Makes sense, right? Good tactics? Bill Clinton certainly thought so, which is why he tried to broker a deal to get the undeniably weaker of the two, Meek, to do the gentlemanly thing and depart the race. Allegedly there were promises of a good DC job for Meek in return for giving up on a dream that has no chance of being realised anyway.

But while politics is about tactics, politicians are often more about ego. Ergo, Meek refused. Meek, indeed.

Madness. Meek must know that by refusing a deal he boosts Rubio immeasurably, when having Crist in the seat would do far more to prevent the Republicans blocking Obama’s legislative programme in the next two years.

Maybe two years ago, in the giddy rush of “Yes we can”, principle could come first. But Obama’s approval ratings are plummeting, and the prognosis for the next two years isn’t good. What a shame Meek couldn’t act tactically, just this once.

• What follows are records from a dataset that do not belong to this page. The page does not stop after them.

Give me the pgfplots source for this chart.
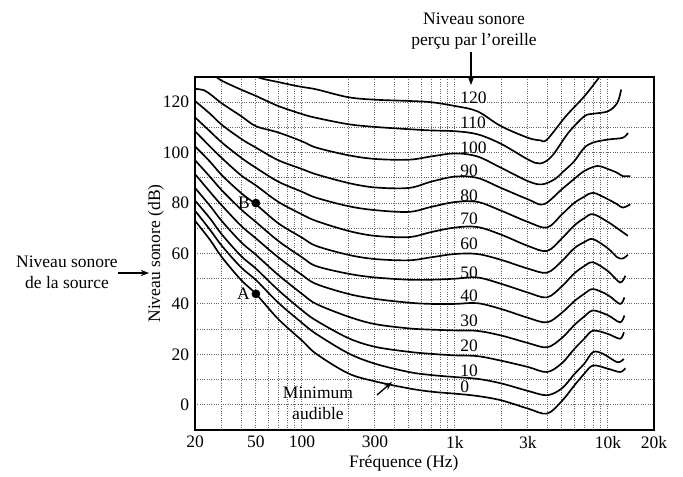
\documentclass[border=0pt]{standalone}
\usepackage{fontspec}
\setmainfont{Liberation Serif}
\usepackage{pgfplots}
\pgfplotsset{compat=1.18}
\usetikzlibrary{calc,arrows.meta}

\begin{document}
\begin{tikzpicture}[font=\fontsize{10.5}{12.5}\selectfont]
\begin{axis}[
    name=ax,
    scale only axis,
    width=275.4pt, height=211.8pt,
    xmode=log,
    xmin=20, xmax=20000,
    ymin=-10, ymax=130,
    xtick={20,50,100,300,1000,3000,10000,20000},
    xticklabels={20,50,100,300,1k,3k,10k,20k},
    minor xtick={30,40,60,70,80,90,200,400,500,600,700,800,900,2000,4000,5000,6000,7000,8000,9000},
    ytick={0,20,...,120},
    minor ytick={-10,10,30,...,110},
    grid=both,
    major grid style={densely dotted, black!60, line width=0.6pt},
    minor grid style={densely dotted, black!60, line width=0.6pt},
    major tick length=0pt, minor tick length=0pt,
    axis line style={line width=0.9pt},
    /pgf/number format/assume math mode=true,
    xlabel={Fréquence (Hz)},
    ylabel={Niveau sonore (dB)},
    xlabel style={at={(axis description cs:0.455,-0.055)}, anchor=north},
    ylabel style={at={(axis description cs:-0.085,0.5)}, anchor=center},
    curve/.style={black, line width=1pt, smooth, tension=0.55},
]

% 0
\addplot[curve] coordinates {
 (20,73) (25,65.5) (30,58.5) (40,49.5) (50,44) (70,34) (100,25.5) (124,20.2)
 (200,12.5) (300,9.3) (500,6.5) (700,5.2) (1000,4.4) (1400,3.5) (2000,1.8)
 (3000,-1.5) (4000,-3.5) (5000,1.5) (6000,7.5) (7000,12.3) (8000,15.6)
 (10000,14.3) (12000,13) (13000,14.5)};
% 10
\addplot[curve] coordinates {
 (20,77) (25,69.5) (30,63) (40,54.5) (50,49.5) (70,40.5) (100,32.5) (124,28.1)
 (200,20.5) (300,16.3) (500,13) (700,11.8) (1000,11) (1400,10.3) (2000,8.5)
 (3000,5.5) (4000,3.8) (5000,6.5) (6000,12) (7000,16.3) (8000,20.9)
 (9300,20.2) (11500,16.9) (12700,18.2)};
% 20
\addplot[curve] coordinates {
 (20,81) (25,74) (30,67.5) (40,59) (50,54) (70,45.5) (100,37.5) (124,33.4)
 (200,26.5) (300,23) (500,21) (700,20.2) (1000,19.6) (1400,19.3) (2000,17.5)
 (3000,15) (4000,13) (5000,16.5) (6000,22) (7000,26.2) (8000,29.4)
 (10000,28.1) (12000,26.2) (12700,28.8)};
% 30
\addplot[curve] coordinates {
 (20,86) (25,79) (30,72.8) (40,64.5) (50,59.5) (70,51.5) (100,44) (124,40)
 (200,35) (300,32) (500,30.3) (700,29.8) (1000,29.5) (1400,29.3) (2000,27.5)
 (3000,24.5) (4000,22.8) (5000,26.5) (6000,31.5) (7000,35) (8000,37.4)
 (10000,35.5) (12000,32.7) (12800,35.4)};
% 40
\addplot[curve] coordinates {
 (20,91.5) (25,84.5) (30,79) (40,71) (50,66) (70,58.5) (100,51.5) (124,47.9)
 (200,44) (300,42) (500,40.5) (700,40) (1000,40) (1400,40.3) (2000,38)
 (3000,34.5) (4000,32.7) (5000,36.5) (6000,41) (7000,44) (8000,45.9)
 (10000,43.5) (12000,40) (12800,42.6)};
% 50
\addplot[curve] coordinates {
 (20,97) (25,90.5) (30,85) (40,77.5) (50,72.5) (70,65) (100,58.5) (124,55)
 (200,52) (300,50.5) (500,49.6) (700,49.6) (1000,50) (1400,50.5) (2000,48)
 (3000,44.5) (4000,42.6) (5000,47) (6000,52) (7000,55) (8000,56.5)
 (10000,53) (12000,48.5) (13000,51.2)};
% 60
\addplot[curve] coordinates {
 (20,102.5) (25,96.5) (30,91) (40,84) (50,79.5) (70,72) (100,66.3) (124,63)
 (200,59.5) (300,57.8) (500,57.3) (700,58.5) (1000,59.8) (1400,59.8) (2000,57.5)
 (3000,54) (4000,52.4) (5000,57) (6000,62) (7000,64.5) (8000,65.7)
 (10000,62) (11500,58.5) (12500,58) (13500,59.5)};
% 70
\addplot[curve] coordinates {
 (20,108.5) (25,102.5) (30,97.8) (40,91) (50,87) (70,80.5) (100,75.5) (124,72.9)
 (200,69) (300,67) (500,66.5) (700,68.5) (1000,70.3) (1400,70.5) (2000,67.5)
 (3000,63) (4000,61) (5000,66) (6000,71) (7000,74) (8000,75.6)
 (10000,72.5) (11500,70) (13500,67)};
% 80
\addplot[curve] coordinates {
 (20,114) (25,108.5) (30,104) (40,98) (50,94) (70,88.5) (100,84.5) (124,82.1)
 (200,78.8) (300,77.2) (500,76.5) (700,78.5) (1000,80.4) (1400,80.5) (2000,77)
 (3000,72.5) (4000,70.3) (5000,75.5) (6000,80) (7000,82.5) (8000,84.1)
 (10000,81.5) (11500,79.5) (12500,78.2) (14000,79.5)};
% 90
\addplot[curve] coordinates {
 (20,120.5) (25,115.5) (30,111) (40,105.5) (50,102) (70,97) (100,93.5) (124,91.4)
 (200,88) (300,86.2) (500,86) (700,88.5) (1000,90.5) (1400,90) (2000,86)
 (3000,81.5) (3800,79.5) (5000,85.5) (6000,89.5) (7000,92.7) (8500,94.7)
 (10000,93.5) (11500,92) (12500,90.7) (14000,90.7)};
% 100
\addplot[curve] coordinates {
 (20,125.3) (23,124.7) (26,122.5) (30,119.5) (40,114.5) (50,110.5) (70,108)
 (100,104.5) (124,102) (200,99) (300,97.5) (500,97.2) (700,98.5) (1000,99.7)
 (1400,98.5) (2000,94) (3000,88.7) (3700,87.4) (4500,89.5) (5000,92)
 (6000,96.5) (7000,101.9) (8000,104) (10000,105.2) (12500,105.9) (13500,107.8)};
% 110
\addplot[curve] coordinates {
 (24,133) (27,130.5) (30,128.5) (40,125) (50,122.5) (70,118.5) (100,115.3)
 (124,113.8) (200,111.3) (300,110.2) (500,109.3) (700,108.8) (1000,108.5)
 (1400,107.3) (2000,103.5) (3000,97.3) (3600,95.7) (4300,98.6) (5500,107.8)
 (7000,114.4) (8000,115.4) (10000,116.4) (11500,119.7) (12200,125)};
% 120
\addplot[curve] coordinates {
 (40,134) (51,130) (70,128) (95,126.3) (124,125.1) (200,122) (300,121)
 (500,120.5) (700,120) (1000,118.5) (1400,116.4) (2000,110.5) (3000,105.9)
 (3600,104.9) (4000,105.2) (5300,114.4) (7000,122.3) (8800,130) (9500,133)};

% points A and B
\addplot[only marks, mark=*, mark size=2.4pt, black] coordinates {(50,44) (50,80)};
\node[anchor=east, inner sep=1pt] at (axis cs:47,44) {A};
\node[anchor=east, inner sep=1pt] at (axis cs:47,80) {B};

% phon labels
\node[anchor=west, inner sep=0pt] at (axis cs:1080,121.9) {120};
\node[anchor=west, inner sep=0pt] at (axis cs:1080,112) {110};
\node[anchor=west, inner sep=0pt] at (axis cs:1080,101.9) {100};
\node[anchor=west, inner sep=0pt] at (axis cs:1080,92.7) {90};
\node[anchor=west, inner sep=0pt] at (axis cs:1080,82.8) {80};
\node[anchor=west, inner sep=0pt] at (axis cs:1080,73.7) {70};
\node[anchor=west, inner sep=0pt] at (axis cs:1080,63.8) {60};
\node[anchor=west, inner sep=0pt] at (axis cs:1080,52.5) {50};
\node[anchor=west, inner sep=0pt] at (axis cs:1080,43.2) {40};
\node[anchor=west, inner sep=0pt] at (axis cs:1080,33.4) {30};
\node[anchor=west, inner sep=0pt] at (axis cs:1080,23.5) {20};
\node[anchor=west, inner sep=0pt] at (axis cs:1080,13.6) {10};
\node[anchor=west, inner sep=0pt] at (axis cs:1080,7) {0};
\end{axis}

% annotations, in pixels of the reference picture
\begin{scope}[shift={($(ax.south west)+(-117pt,258pt)$)}, x=0.6pt, y=-0.6pt]
  \path (0,0) rectangle (683,471);
  \node[align=center] at (474,31) {Niveau sonore\\perçu par l'oreille};
  \draw[line width=0.8pt, -{Stealth[length=5pt]}] (471,52) -- (471,85);
  \node[align=center] at (67,272) {Niveau sonore\\de la source};
  \draw[line width=0.8pt, -{Stealth[length=5pt]}] (118,273) -- (149,273);
  \node[align=center] at (318,403) {Minimum\\audible};
  \draw[line width=0.8pt, -{Stealth[length=5pt]}] (377,395) -- (392,382);
\end{scope}
\end{tikzpicture}
\end{document}
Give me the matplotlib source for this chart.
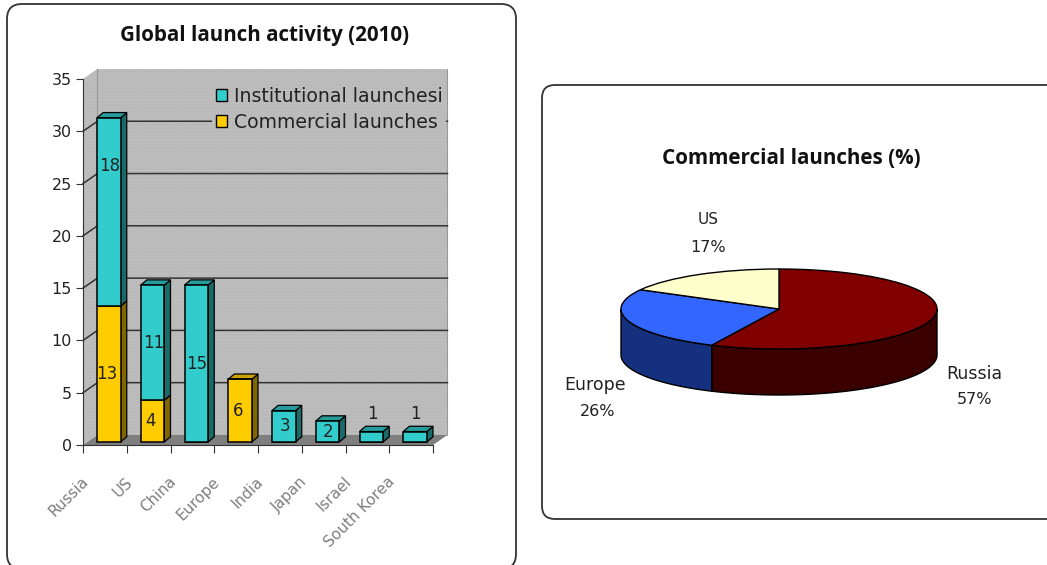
import numpy as np
import matplotlib
matplotlib.use('Agg')
import matplotlib.pyplot as plt
from matplotlib.patches import FancyBboxPatch, Polygon, Patch
from matplotlib.transforms import ScaledTranslation

plt.rcParams['font.family'] = ['DejaVu Sans']

# data
countries = ['Russia', 'US', 'China', 'Europe', 'India', 'Japan', 'Israel', 'South Korea']
commercial = [13, 4, 0, 6, 0, 0, 0, 0]
institutional = [18, 11, 15, 0, 3, 2, 1, 1]
y_ticks = [0, 5, 10, 15, 20, 25, 30, 35]

pie_labels = ['Russia', 'Europe', 'US']
pie_values = [57, 26, 17]

teal = ['#33cccc', '#1b6a6a', '#279c9c']
gold = ['#ffcc00', '#806600', '#c9a200']
pie_top = ['#800000', '#3366ff', '#ffffcc']
pie_side = ['#3a0000', '#15307f', '#808066']
wall = '#b9b9b9'
stipple = '#c2c2c2'
text_col = '#222222'

W, H = 1047, 565
fig = plt.figure(figsize=(W / 100, H / 100), dpi=100, facecolor='white')

# panels and titles, in pixel coordinates
bg = fig.add_axes([0, 0, 1, 1])
bg.set_xlim(0, W)
bg.set_ylim(H, 0)
bg.axis('off')
bg.add_patch(FancyBboxPatch((7, 4), 509, 565, boxstyle='round,pad=0,rounding_size=15',
                            fc='white', ec='#333333', lw=1.3))
bg.add_patch(FancyBboxPatch((542, 85), 560, 434, boxstyle='round,pad=0,rounding_size=13',
                            fc='white', ec='#333333', lw=1.3))
bg.text(265, 36, 'Global launch activity (2010)', ha='center', va='center',
        fontsize=14.8, fontweight='bold', family='Open Sans', color='#111111')
bg.text(791, 158, 'Commercial launches (%)', ha='center', va='center',
        fontsize=14.9, fontweight='bold', family='Open Sans', color='#111111')

# bar chart
ax = fig.add_axes([83 / W, (H - 445) / H, 350 / W, 366 / H])
ax.patch.set_visible(False)
ax.set_xlim(0, 8)
ax.set_ylim(0, 35)

# oblique offsets of the 3D box, in data units
wall_dx, wall_dy = 0.33, 0.96
bar_dx, bar_dy = 0.09, 0.29
side_dx, side_dy = 0.14, 0.5
bar_w = 0.54


def poly(points, fc, ec='none', z=1, lw=0.0, hatch=None):
    p = Polygon(points, closed=True, fc=fc, ec=ec, lw=lw, zorder=z, clip_on=False, hatch=hatch)
    ax.add_patch(p)
    return p


poly([(0, 0), (wall_dx, wall_dy), (wall_dx, 35 + wall_dy), (0, 35)], wall, stipple, hatch='.....')
poly([(wall_dx, wall_dy), (8 + wall_dx, wall_dy), (8 + wall_dx, 35 + wall_dy), (wall_dx, 35 + wall_dy)],
     wall, stipple, hatch='.....')
poly([(0, 0), (8, 0), (8 + wall_dx, wall_dy), (wall_dx, wall_dy)], '#7f7f7f')
ax.plot([wall_dx, wall_dx], [wall_dy, 35 + wall_dy], color='#999999', lw=0.8, zorder=2, clip_on=False)
ax.plot([8 + wall_dx, 8 + wall_dx], [wall_dy, 35 + wall_dy], color='#999999', lw=0.8, zorder=2, clip_on=False)

for v in y_ticks[1:-1]:
    ax.plot([0, wall_dx, 8 + wall_dx], [v, v + wall_dy, v + wall_dy], color='#333333',
            lw=1.1, zorder=2, clip_on=False)

x_pos = np.arange(len(countries)) + 0.5 + bar_dx
comm = np.array(commercial)
inst = np.array(institutional)


def stack(bottom, values, cols, z):
    for x, b, v in zip(x_pos, bottom, values):
        if v == 0:
            continue
        l, r = x + bar_w / 2, x + bar_w / 2 + side_dx
        y0, y1 = b + bar_dy, b + v + bar_dy
        poly([(l, y0), (r, y0 + side_dy), (r, y1 + side_dy), (l, y1)], cols[1], 'black', z, 0.9)
        poly([(x - bar_w / 2, y1), (l, y1), (r, y1 + side_dy), (x - bar_w / 2 + side_dx, y1 + side_dy)],
             cols[2], 'black', z, 0.9)
    return ax.bar(x_pos, values, bar_w, bottom=bottom + bar_dy, color=cols[0], edgecolor='black',
                  linewidth=1.1, zorder=z + 1, clip_on=False)


bars_c = stack(np.zeros(len(comm)), comm, gold, 4)
bars_i = stack(comm, inst, teal, 6)

for x, c, i in zip(x_pos, comm, inst):
    if c:
        ax.text(x - 0.05, c / 2 + bar_dy, str(c), ha='center', va='center', fontsize=12,
                color=text_col, zorder=10)
    if i:
        y = c + i / 2 + bar_dy
        if i == 18:
            y += 4.4
        if i == 1:
            y += 2.2
        ax.text(x + 0.02, y, str(i), ha='center', va='center', fontsize=12, color=text_col, zorder=10)

for s in ['top', 'right']:
    ax.spines[s].set_visible(False)
for s in ['left', 'bottom']:
    ax.spines[s].set_color('#333333')
    ax.spines[s].set_zorder(3)
ax.set_yticks(y_ticks)
ax.tick_params(axis='y', length=5, color='#333333', labelsize=11.5, labelcolor=text_col, pad=3)
ax.set_xticks(np.arange(9))
ax.set_xticklabels([])
ax.tick_params(axis='x', which='major', length=6, color='#333333')
ax.set_xticks(np.arange(len(countries)) + 0.5, minor=True)
ax.set_xticklabels(countries, minor=True, rotation=45, ha='right', va='top',
                   rotation_mode='anchor', fontsize=11, color='#7f7f7f')
ax.tick_params(axis='x', which='minor', length=0, pad=21)
shift = ScaledTranslation(-24 / 100, 0, fig.dpi_scale_trans)
for lab in ax.get_xticklabels(minor=True):
    lab.set_transform(lab.get_transform() + shift)

leg = ax.legend([Patch(fc=teal[0], ec='black'), Patch(fc=gold[0], ec='black')],
                ['Institutional launchesi', 'Commercial launches'],
                loc='upper left', bbox_to_anchor=(2.95, 34.6), bbox_transform=ax.transData,
                borderaxespad=0, borderpad=0.2, fontsize=13.6, handlelength=0.6, handleheight=0.6,
                handletextpad=0.35, labelspacing=0.35, fancybox=False,
                facecolor=wall, edgecolor=stipple, framealpha=1, labelcolor=text_col)
leg.get_frame().set_linewidth(0)
leg.get_frame().set_hatch('.....')
leg.set_zorder(3)

# pie chart: the axes box is the top ellipse, the rim hangs below it
pax = fig.add_axes([621 / W, (H - 349) / H, 316 / W, 80 / H])
depth = 46 / 40
edges = np.cumsum([0] + pie_values) / sum(pie_values) * 360.0

for i in range(len(pie_values)):
    a0, a1 = max(edges[i], 90), min(edges[i + 1], 270)
    if a1 <= a0:
        continue
    t = np.radians(np.linspace(a0, a1, 80))
    xs, ys = np.sin(t), np.cos(t)
    pts = np.r_[np.c_[xs, ys], np.c_[xs, ys - depth][::-1]]
    pax.add_patch(Polygon(pts, closed=True, fc=pie_side[i], ec='black', lw=1, zorder=1, clip_on=False))

wedges, _ = pax.pie(pie_values, colors=pie_top, startangle=90, counterclock=False, radius=1,
                    wedgeprops={'edgecolor': 'black', 'linewidth': 1})
for w in wedges:
    w.set_clip_on(False)
    w.set_zorder(2)
pax.set_aspect('auto')
pax.set_xlim(-1, 1)
pax.set_ylim(-1, 1)

# pie labels sit round the disc in pixel coordinates
label_at = {'Russia': (974, 374), 'Europe': (595, 385), 'US': (708, 220)}
pct_at = {'Russia': (974, 400), 'Europe': (598, 412), 'US': (708, 247)}
for name, val in zip(pie_labels, pie_values):
    bg.text(*label_at[name], name, ha='center', va='center', fontsize=12.5 if name != 'US' else 11,
            color=text_col)
    bg.text(*pct_at[name], '%d%%' % val, ha='center', va='center', fontsize=11.5, color=text_col)

fig.savefig('out.png', dpi=100)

Not that I’m suggesting he should have actively campaigned for his opponent. Supporting another party above your own. That would be absurd, certainly not acceptable behaviour for, say, Labour’s mayoral candidate for 2012.

Oh, but wait. Apparently that’s exactly the sort of behaviour one can expect from Ken Livingstone, who was spotted on the stump for new Tower Hamlets mayor Lutfur Rahman last week – despite the presence of one Helal Abbas, Labour’s candidate.

Yes, politicians should be pragmatic and tactical. But while Mr Meek doing the gracious thing would have had a purpose, Livingstone’s support of a Respect-backed politician had no such point.

It’s ironic to think, then, that tactical “anyone but Ken” voting was so key in Boris’ victory last time.

What LBJ could tell the Lib Dems about tuition fees

I interviewed a teenage Liberal Democrat activist in February, for a piece on youth apathy.

He told me that when out canvassing, the party’s stance on university fees was a real vote winner. It set them apart; it suggested they were fighting the students’ corner.

Now let’s recall what was said by Nick Clegg before the election:

“The Liberal Democrats are different. Not only will we oppose any raising of the cap, we will scrap tuition fees for good, including for part-time students.

“Students can make the difference in countless seats in this election. Use your vote to block those unfair tuition fees and get them scrapped once and for all.”

“Only the Liberal Democrats are committed to scrapping tuitions fees altogether and oppose any attempt to raise them.”

“Despite the huge financial strain fees already place on Britain’s young people, it is clear both Labour and the Conservatives want to lift the cap on fees. If fees rise to £7,000 a year, as many rumours suggest they would, within five years some students will be leaving university up to £44,000 in debt. That would be a disaster.”

Lovely words from the deputy prime minister there. All the lovelier for the news that, as the BBC reports:

“Lord Browne’s review is expected to recommend scrapping the upper limit on tuition fees in England.”

It was always unlikely that the costs of university education would survive unchanged as the Government seeks to cut costs. Before the election, it became increasingly clear that this was a possibility under whoever got in – Labour or the Conservatives.

But it was a major plank of Lib Dem policy agenda before the election. They campaigned on it, they threw mud at their opponents on it.

Sure, they don’t seem too happy about going back on their promise. Plenty have promised to rebel, and it’s likely any rise will happen without a fight from the party faithful.

But it will probably be a fight for nothing. Clegg is in the coalition, and however bitter this defeat is it’s unlikely he’ll be willing to sacrifice his position to prevent it.

When Lyndon Johnson signed the Civil Rights Act, the Democrat president is said to have sighed:

“There goes the South for a generation.”

With this reversal (for it can only be called that), how many generations of the “yoof vote” will the Lib Dems be kissing goodbye to?